** STATED TASK **
Omit all images. Transcribe the rest of the material below exactly.

** GIVEN INFORMATION **
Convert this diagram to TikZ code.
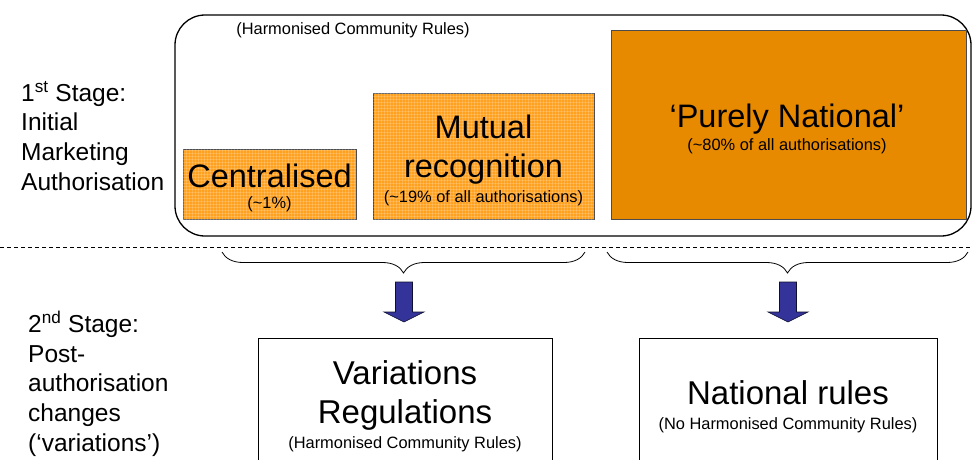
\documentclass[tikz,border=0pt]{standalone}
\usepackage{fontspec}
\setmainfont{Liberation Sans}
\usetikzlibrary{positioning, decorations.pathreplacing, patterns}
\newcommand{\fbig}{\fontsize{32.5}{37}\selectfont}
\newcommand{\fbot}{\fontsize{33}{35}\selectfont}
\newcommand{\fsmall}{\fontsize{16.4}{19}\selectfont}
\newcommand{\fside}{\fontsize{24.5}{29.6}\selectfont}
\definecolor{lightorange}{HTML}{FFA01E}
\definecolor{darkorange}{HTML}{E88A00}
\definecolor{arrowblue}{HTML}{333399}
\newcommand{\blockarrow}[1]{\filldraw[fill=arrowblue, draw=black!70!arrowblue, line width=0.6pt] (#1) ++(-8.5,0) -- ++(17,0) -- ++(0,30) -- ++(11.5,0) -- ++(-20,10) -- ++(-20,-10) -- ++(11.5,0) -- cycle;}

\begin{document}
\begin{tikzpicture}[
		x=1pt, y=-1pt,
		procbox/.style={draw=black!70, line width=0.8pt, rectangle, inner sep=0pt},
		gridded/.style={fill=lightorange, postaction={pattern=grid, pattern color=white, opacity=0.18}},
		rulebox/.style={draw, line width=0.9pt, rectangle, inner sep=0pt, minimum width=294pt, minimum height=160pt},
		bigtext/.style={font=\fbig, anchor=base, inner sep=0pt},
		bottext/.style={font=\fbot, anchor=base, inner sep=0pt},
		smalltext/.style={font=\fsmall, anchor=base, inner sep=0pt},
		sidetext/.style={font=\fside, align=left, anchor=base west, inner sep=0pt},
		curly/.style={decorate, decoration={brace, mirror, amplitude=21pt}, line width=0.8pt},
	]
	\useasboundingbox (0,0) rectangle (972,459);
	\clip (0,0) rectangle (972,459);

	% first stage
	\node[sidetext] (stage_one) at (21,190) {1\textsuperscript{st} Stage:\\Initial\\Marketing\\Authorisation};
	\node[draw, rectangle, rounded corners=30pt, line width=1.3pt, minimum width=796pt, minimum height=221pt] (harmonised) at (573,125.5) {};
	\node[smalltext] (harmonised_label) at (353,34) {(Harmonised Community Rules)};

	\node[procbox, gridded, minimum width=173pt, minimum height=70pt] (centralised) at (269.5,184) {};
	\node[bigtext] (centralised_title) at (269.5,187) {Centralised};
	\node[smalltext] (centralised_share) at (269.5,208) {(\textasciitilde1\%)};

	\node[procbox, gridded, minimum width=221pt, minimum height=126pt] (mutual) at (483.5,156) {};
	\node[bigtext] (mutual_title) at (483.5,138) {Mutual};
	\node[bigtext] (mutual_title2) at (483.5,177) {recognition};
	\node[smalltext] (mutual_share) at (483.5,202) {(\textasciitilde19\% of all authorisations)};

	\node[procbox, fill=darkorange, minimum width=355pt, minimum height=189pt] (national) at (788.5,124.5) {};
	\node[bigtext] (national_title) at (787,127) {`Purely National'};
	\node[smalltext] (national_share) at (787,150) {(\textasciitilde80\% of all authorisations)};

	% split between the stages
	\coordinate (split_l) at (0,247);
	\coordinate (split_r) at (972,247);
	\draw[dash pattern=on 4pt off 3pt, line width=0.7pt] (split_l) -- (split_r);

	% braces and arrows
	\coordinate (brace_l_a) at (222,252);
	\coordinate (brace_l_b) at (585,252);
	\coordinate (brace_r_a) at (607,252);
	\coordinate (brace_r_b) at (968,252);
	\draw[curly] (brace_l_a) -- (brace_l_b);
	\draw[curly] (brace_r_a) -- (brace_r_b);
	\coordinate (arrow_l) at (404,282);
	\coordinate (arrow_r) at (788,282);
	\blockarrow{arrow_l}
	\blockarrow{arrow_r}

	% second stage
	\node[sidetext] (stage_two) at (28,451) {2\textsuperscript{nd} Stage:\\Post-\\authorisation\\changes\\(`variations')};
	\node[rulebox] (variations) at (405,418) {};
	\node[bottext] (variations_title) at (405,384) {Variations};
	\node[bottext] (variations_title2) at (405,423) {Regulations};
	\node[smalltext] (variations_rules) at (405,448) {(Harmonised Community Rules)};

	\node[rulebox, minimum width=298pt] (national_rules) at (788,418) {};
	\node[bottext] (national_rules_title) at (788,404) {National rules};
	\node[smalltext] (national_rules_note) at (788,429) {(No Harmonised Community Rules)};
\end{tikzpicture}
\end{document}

** RESULT OF THIS EXERCISE **
Convert this diagram to TikZ code.
\documentclass[tikz,border=0pt]{standalone}
\usepackage{fontspec}
\setmainfont{Liberation Sans}
\usetikzlibrary{positioning, decorations.pathreplacing, patterns}
\newcommand{\fbig}{\fontsize{32.5}{37}\selectfont}
\newcommand{\fbot}{\fontsize{33}{35}\selectfont}
\newcommand{\fsmall}{\fontsize{16.4}{19}\selectfont}
\newcommand{\fside}{\fontsize{24.5}{29.6}\selectfont}
\definecolor{lightorange}{HTML}{FFA01E}
\definecolor{darkorange}{HTML}{E88A00}
\definecolor{arrowblue}{HTML}{333399}
\newcommand{\blockarrow}[1]{\filldraw[fill=arrowblue, draw=black!70!arrowblue, line width=0.6pt] (#1) ++(-8.5,0) -- ++(17,0) -- ++(0,30) -- ++(11.5,0) -- ++(-20,10) -- ++(-20,-10) -- ++(11.5,0) -- cycle;}

\begin{document}
\begin{tikzpicture}[
		x=1pt, y=-1pt,
		procbox/.style={draw=black!70, line width=0.8pt, rectangle, inner sep=0pt},
		gridded/.style={fill=lightorange, postaction={pattern=grid, pattern color=white, opacity=0.18}},
		rulebox/.style={draw, line width=0.9pt, rectangle, inner sep=0pt, minimum width=294pt, minimum height=160pt},
		bigtext/.style={font=\fbig, anchor=base, inner sep=0pt},
		bottext/.style={font=\fbot, anchor=base, inner sep=0pt},
		smalltext/.style={font=\fsmall, anchor=base, inner sep=0pt},
		sidetext/.style={font=\fside, align=left, anchor=base west, inner sep=0pt},
		curly/.style={decorate, decoration={brace, mirror, amplitude=21pt}, line width=0.8pt},
	]
	\useasboundingbox (0,0) rectangle (972,459);
	\clip (0,0) rectangle (972,459);

	% first stage
	\node[sidetext] (stage_one) at (21,190) {1\textsuperscript{st} Stage:\\Initial\\Marketing\\Authorisation};
	\node[draw, rectangle, rounded corners=30pt, line width=1.3pt, minimum width=796pt, minimum height=221pt] (harmonised) at (573,125.5) {};
	\node[smalltext] (harmonised_label) at (353,34) {(Harmonised Community Rules)};

	\node[procbox, gridded, minimum width=173pt, minimum height=70pt] (centralised) at (269.5,184) {};
	\node[bigtext] (centralised_title) at (269.5,187) {Centralised};
	\node[smalltext] (centralised_share) at (269.5,208) {(\textasciitilde1\%)};

	\node[procbox, gridded, minimum width=221pt, minimum height=126pt] (mutual) at (483.5,156) {};
	\node[bigtext] (mutual_title) at (483.5,138) {Mutual};
	\node[bigtext] (mutual_title2) at (483.5,177) {recognition};
	\node[smalltext] (mutual_share) at (483.5,202) {(\textasciitilde19\% of all authorisations)};

	\node[procbox, fill=darkorange, minimum width=355pt, minimum height=189pt] (national) at (788.5,124.5) {};
	\node[bigtext] (national_title) at (787,127) {`Purely National'};
	\node[smalltext] (national_share) at (787,150) {(\textasciitilde80\% of all authorisations)};

	% split between the stages
	\coordinate (split_l) at (0,247);
	\coordinate (split_r) at (972,247);
	\draw[dash pattern=on 4pt off 3pt, line width=0.7pt] (split_l) -- (split_r);

	% braces and arrows
	\coordinate (brace_l_a) at (222,252);
	\coordinate (brace_l_b) at (585,252);
	\coordinate (brace_r_a) at (607,252);
	\coordinate (brace_r_b) at (968,252);
	\draw[curly] (brace_l_a) -- (brace_l_b);
	\draw[curly] (brace_r_a) -- (brace_r_b);
	\coordinate (arrow_l) at (404,282);
	\coordinate (arrow_r) at (788,282);
	\blockarrow{arrow_l}
	\blockarrow{arrow_r}

	% second stage
	\node[sidetext] (stage_two) at (28,451) {2\textsuperscript{nd} Stage:\\Post-\\authorisation\\changes\\(`variations')};
	\node[rulebox] (variations) at (405,418) {};
	\node[bottext] (variations_title) at (405,384) {Variations};
	\node[bottext] (variations_title2) at (405,423) {Regulations};
	\node[smalltext] (variations_rules) at (405,448) {(Harmonised Community Rules)};

	\node[rulebox, minimum width=298pt] (national_rules) at (788,418) {};
	\node[bottext] (national_rules_title) at (788,404) {National rules};
	\node[smalltext] (national_rules_note) at (788,429) {(No Harmonised Community Rules)};
\end{tikzpicture}
\end{document}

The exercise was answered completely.